I was never a fan of Rocket Internet as an investment. In fact, I advised against buying the stock after its IPO in 2014. Now the company's journey as a publicly listed company is ending as CEO Oliver Samwer announced that he is taking Rocket Internet private.
"Rocket Internet, the German startup factory infamous for copying other companies, said Tuesday that it will delist its stock, citing current greater availability of private capital than when it went public in 2014"
For investors who purchased and held the shares the journey has been a very bumpy ride. Rocket’s market value has fallen from its high of 6.7 billion euros ($8 billion) on the day of its IPO on the Frankfurt Stock Exchange to just 2.6 billion euros and is now offering investors 18.57 euros ($22.23) for each of their shares. Its investment division, Global Founders Capital, and CEO Oliver Samwer, will retain their stakes of 45.11% and 4.53% respectively. It has also launched a separate buyback program to secure 8.84% of its shares from the stock market. Although the decision to delist makes sense, smaller shareholders will be burned, especially as Rocket is using its own cash for the buyback.
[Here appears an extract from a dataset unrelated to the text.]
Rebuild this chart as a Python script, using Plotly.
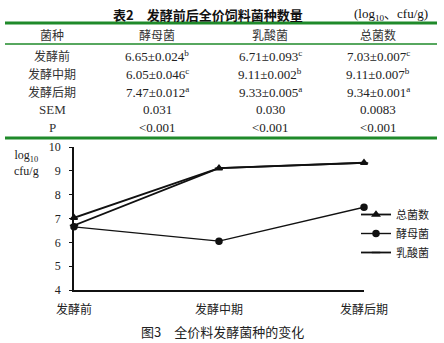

To be sure, some of Samwer's clone investments have been successful, even if they were not particularly original, including e-commerce firm Zalando, food delivery service Delivery Hero and meal-kit provider HelloFresh. But Rocket investors saw little benefit from these successes. Part of the problem is that Rocket would artificially inflate the value of its startup investments using a controversial metric - "last portfolio value" or LPV, which valued these startups based on their last financing round - and these valuations were manipulated since Samwer's Global Founders Capital or Rocket itself provided the investment round. Jeremy Kahn at Fortune explains how the LPV metric was highly misleading:
The difference between Rocket's valuations and more conventional ones became apparent when investors compared Rocket's books with those of Swedish investment firm Kinnevik, which was once a big shareholder in Rocket and had coinvested in many of its startups. Kinnevik used far more conservative metrics to value these young companies. Its figures and Rocket's were often miles apart. For instance, the Swedish firm valued Westwing, an e-commerce retailer, at $304 million in June 2016; at the time, Rocket said the company was worth $576 million. Rocket's valuation of Home24, another home decor merchant, was seven times what Kinnevik thought the company was worth.
While Rocket Internet's progress - or lack of progress - has been a big disappointment to Rocket shareholders, Oliver Samwer and his brothers have done quite well: According to Forbes, Samwer and his brothers and co-founders Alexander and Marc are worth at least $1.2 billion each.